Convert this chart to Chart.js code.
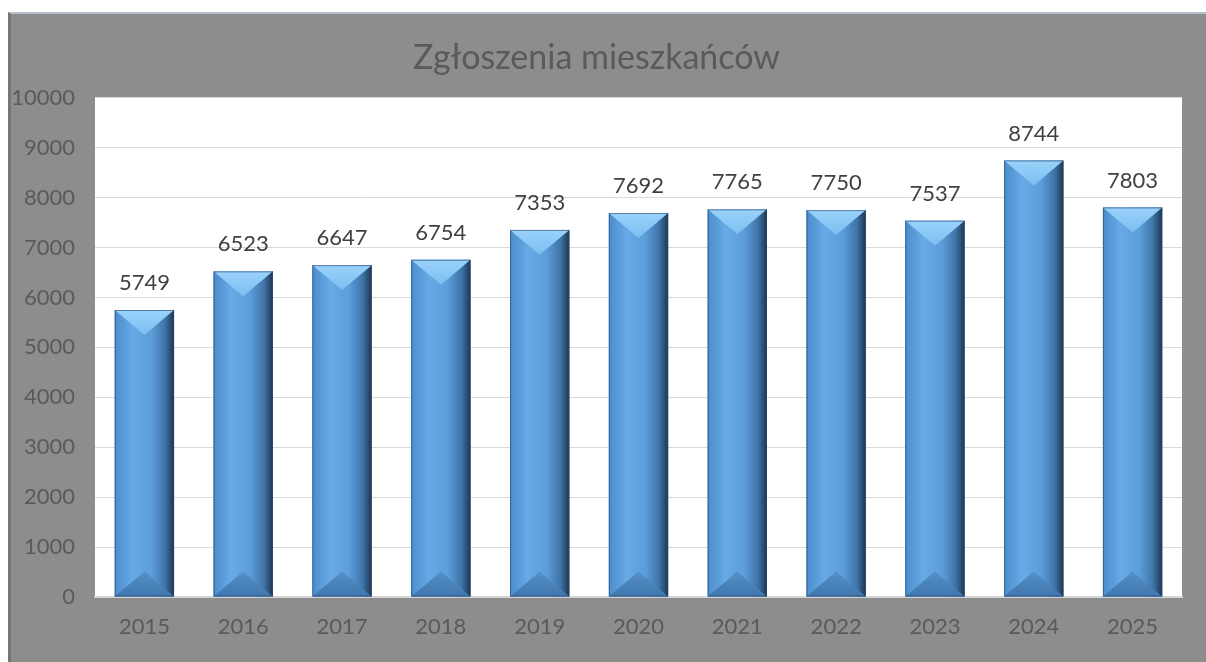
<!DOCTYPE html>
<html>
<head>
<meta charset="utf-8">
<script src="https://cdn.jsdelivr.net/npm/chart.js@4/dist/chart.umd.min.js"></script>
<style>
  html, body { margin: 0; padding: 0; background: #ffffff; }
  #frame {
    position: absolute; left: 8px; top: 12px; width: 1198px; height: 650px;
    background: #8d8d8d; box-sizing: border-box;
    border-top: 2px solid #b3bfcc; border-left: 3px solid #767676;
  }
  #chart { display: block; }
</style>
</head>
<body>
<div id="frame"><canvas id="chart"></canvas></div>
<script>
// lata i liczba zgłoszeń
const years = ['2015', '2016', '2017', '2018', '2019', '2020', '2021', '2022', '2023', '2024', '2025'];
const reports = [5749, 6523, 6647, 6754, 7353, 7692, 7765, 7750, 7537, 8744, 7803];
const yTicks = [0, 1000, 2000, 3000, 4000, 5000, 6000, 7000, 8000, 9000, 10000];

const FONT = 'Lato, "Open Sans", sans-serif';

// białe tło obszaru wykresu
const plotBackground = {
    id: 'plotBackground',
    beforeDraw(chart) {
        const { ctx, chartArea: a } = chart;
        ctx.save();
        ctx.fillStyle = '#ffffff';
        ctx.fillRect(a.left, a.top, a.right - a.left, a.bottom - a.top);
        ctx.restore();
    }
};

// efekt fazowania słupków + etykiety wartości
const bevelBars = {
    id: 'bevelBars',
    afterDatasetsDraw(chart) {
        const ctx = chart.ctx;
        const meta = chart.getDatasetMeta(0);
        meta.data.forEach((bar, i) => {
            const { x, y, base, width } = bar.getProps(['x', 'y', 'base', 'width'], true);
            const l = x - width / 2, r = x + width / 2;
            const h = base - y;
            const d = Math.min(width * 0.42, h / 2);
            ctx.save();
            // poziomy gradient korpusu
            const g = ctx.createLinearGradient(l, 0, r, 0);
            g.addColorStop(0, '#4d8ccb');
            g.addColorStop(0.3, '#66aae6');
            g.addColorStop(0.62, '#5c9dda');
            g.addColorStop(0.85, '#3f74a8');
            g.addColorStop(1, '#1d3550');
            ctx.fillStyle = g;
            ctx.fillRect(l, y, width, h);
            // górny trójkąt (jasny)
            const gt = ctx.createLinearGradient(0, y, 0, y + d);
            gt.addColorStop(0, '#9ad3fb');
            gt.addColorStop(1, '#7cbdf0');
            ctx.fillStyle = gt;
            ctx.beginPath();
            ctx.moveTo(l, y);
            ctx.lineTo(r, y);
            ctx.lineTo(x, y + d);
            ctx.closePath();
            ctx.fill();
            // dolny trójkąt (ciemniejszy)
            const gb = ctx.createLinearGradient(0, base - d, 0, base);
            gb.addColorStop(0, '#5590c8');
            gb.addColorStop(1, '#3f76ad');
            ctx.fillStyle = gb;
            ctx.beginPath();
            ctx.moveTo(l, base);
            ctx.lineTo(r, base);
            ctx.lineTo(x, base - d);
            ctx.closePath();
            ctx.fill();
            // obrys
            ctx.strokeStyle = 'rgba(40,70,110,0.6)';
            ctx.lineWidth = 1;
            ctx.strokeRect(l + 0.5, y + 0.5, width - 1, h - 1);
            // etykieta wartości
            ctx.fillStyle = '#404040';
            ctx.font = '22px ' + FONT;
            ctx.textAlign = 'center';
            ctx.textBaseline = 'bottom';
            ctx.fillText(String(reports[i]), x, y - 16);
            ctx.restore();
        });
    }
};

new Chart(document.getElementById('chart'), {
    type: 'bar',
    data: {
        labels: years,
        datasets: [{
            data: reports,
            backgroundColor: '#5b9bd5',
            barPercentage: 0.6,
            categoryPercentage: 1
        }]
    },
    options: {
        responsive: true,
        maintainAspectRatio: false,
        animation: false,
        events: [],
        layout: { padding: { left: 0, right: 24, top: 0, bottom: 0 } },
        plugins: {
            legend: { display: false },
            tooltip: { enabled: false },
            title: {
                display: true,
                text: 'Zgłoszenia mieszkańców',
                color: '#5a5a5a',
                font: { family: FONT, size: 34, weight: 'normal' },
                padding: { top: 24, bottom: 19 }
            }
        },
        scales: {
            x: {
                grid: { display: false, drawTicks: false },
                border: { color: '#d4d4d4', width: 2 },
                ticks: { color: '#5a5a5a', font: { family: FONT, size: 22 }, padding: 17 },
                afterFit(scale) { scale.height = 65; }
            },
            y: {
                min: 0,
                max: 10000,
                afterBuildTicks(scale) { scale.ticks = yTicks.map(v => ({ value: v })); },
                grid: { color: '#d9d9d9', drawTicks: false },
                border: { display: false },
                ticks: {
                    color: '#5a5a5a',
                    font: { family: FONT, size: 22 },
                    padding: 20,
                    callback: v => String(v)
                },
                afterFit(scale) { scale.width = 84; }
            }
        }
    },
    plugins: [plotBackground, bevelBars]
});
</script>
</body>
</html>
- - -
Write out the material above again, word for word, minus its pictures.

**Task output**
Convert this chart to Chart.js code.
<!DOCTYPE html>
<html>
<head>
<meta charset="utf-8">
<script src="https://cdn.jsdelivr.net/npm/chart.js@4/dist/chart.umd.min.js"></script>
<style>
  html, body { margin: 0; padding: 0; background: #ffffff; }
  #frame {
    position: absolute; left: 8px; top: 12px; width: 1198px; height: 650px;
    background: #8d8d8d; box-sizing: border-box;
    border-top: 2px solid #b3bfcc; border-left: 3px solid #767676;
  }
  #chart { display: block; }
</style>
</head>
<body>
<div id="frame"><canvas id="chart"></canvas></div>
<script>
// lata i liczba zgłoszeń
const years = ['2015', '2016', '2017', '2018', '2019', '2020', '2021', '2022', '2023', '2024', '2025'];
const reports = [5749, 6523, 6647, 6754, 7353, 7692, 7765, 7750, 7537, 8744, 7803];
const yTicks = [0, 1000, 2000, 3000, 4000, 5000, 6000, 7000, 8000, 9000, 10000];

const FONT = 'Lato, "Open Sans", sans-serif';

// białe tło obszaru wykresu
const plotBackground = {
    id: 'plotBackground',
    beforeDraw(chart) {
        const { ctx, chartArea: a } = chart;
        ctx.save();
        ctx.fillStyle = '#ffffff';
        ctx.fillRect(a.left, a.top, a.right - a.left, a.bottom - a.top);
        ctx.restore();
    }
};

// efekt fazowania słupków + etykiety wartości
const bevelBars = {
    id: 'bevelBars',
    afterDatasetsDraw(chart) {
        const ctx = chart.ctx;
        const meta = chart.getDatasetMeta(0);
        meta.data.forEach((bar, i) => {
            const { x, y, base, width } = bar.getProps(['x', 'y', 'base', 'width'], true);
            const l = x - width / 2, r = x + width / 2;
            const h = base - y;
            const d = Math.min(width * 0.42, h / 2);
            ctx.save();
            // poziomy gradient korpusu
            const g = ctx.createLinearGradient(l, 0, r, 0);
            g.addColorStop(0, '#4d8ccb');
            g.addColorStop(0.3, '#66aae6');
            g.addColorStop(0.62, '#5c9dda');
            g.addColorStop(0.85, '#3f74a8');
            g.addColorStop(1, '#1d3550');
            ctx.fillStyle = g;
            ctx.fillRect(l, y, width, h);
            // górny trójkąt (jasny)
            const gt = ctx.createLinearGradient(0, y, 0, y + d);
            gt.addColorStop(0, '#9ad3fb');
            gt.addColorStop(1, '#7cbdf0');
            ctx.fillStyle = gt;
            ctx.beginPath();
            ctx.moveTo(l, y);
            ctx.lineTo(r, y);
            ctx.lineTo(x, y + d);
            ctx.closePath();
            ctx.fill();
            // dolny trójkąt (ciemniejszy)
            const gb = ctx.createLinearGradient(0, base - d, 0, base);
            gb.addColorStop(0, '#5590c8');
            gb.addColorStop(1, '#3f76ad');
            ctx.fillStyle = gb;
            ctx.beginPath();
            ctx.moveTo(l, base);
            ctx.lineTo(r, base);
            ctx.lineTo(x, base - d);
            ctx.closePath();
            ctx.fill();
            // obrys
            ctx.strokeStyle = 'rgba(40,70,110,0.6)';
            ctx.lineWidth = 1;
            ctx.strokeRect(l + 0.5, y + 0.5, width - 1, h - 1);
            // etykieta wartości
            ctx.fillStyle = '#404040';
            ctx.font = '22px ' + FONT;
            ctx.textAlign = 'center';
            ctx.textBaseline = 'bottom';
            ctx.fillText(String(reports[i]), x, y - 16);
            ctx.restore();
        });
    }
};

new Chart(document.getElementById('chart'), {
    type: 'bar',
    data: {
        labels: years,
        datasets: [{
            data: reports,
            backgroundColor: '#5b9bd5',
            barPercentage: 0.6,
            categoryPercentage: 1
        }]
    },
    options: {
        responsive: true,
        maintainAspectRatio: false,
        animation: false,
        events: [],
        layout: { padding: { left: 0, right: 24, top: 0, bottom: 0 } },
        plugins: {
            legend: { display: false },
            tooltip: { enabled: false },
            title: {
                display: true,
                text: 'Zgłoszenia mieszkańców',
                color: '#5a5a5a',
                font: { family: FONT, size: 34, weight: 'normal' },
                padding: { top: 24, bottom: 19 }
            }
        },
        scales: {
            x: {
                grid: { display: false, drawTicks: false },
                border: { color: '#d4d4d4', width: 2 },
                ticks: { color: '#5a5a5a', font: { family: FONT, size: 22 }, padding: 17 },
                afterFit(scale) { scale.height = 65; }
            },
            y: {
                min: 0,
                max: 10000,
                afterBuildTicks(scale) { scale.ticks = yTicks.map(v => ({ value: v })); },
                grid: { color: '#d9d9d9', drawTicks: false },
                border: { display: false },
                ticks: {
                    color: '#5a5a5a',
                    font: { family: FONT, size: 22 },
                    padding: 20,
                    callback: v => String(v)
                },
                afterFit(scale) { scale.width = 84; }
            }
        }
    },
    plugins: [plotBackground, bevelBars]
});
</script>
</body>
</html>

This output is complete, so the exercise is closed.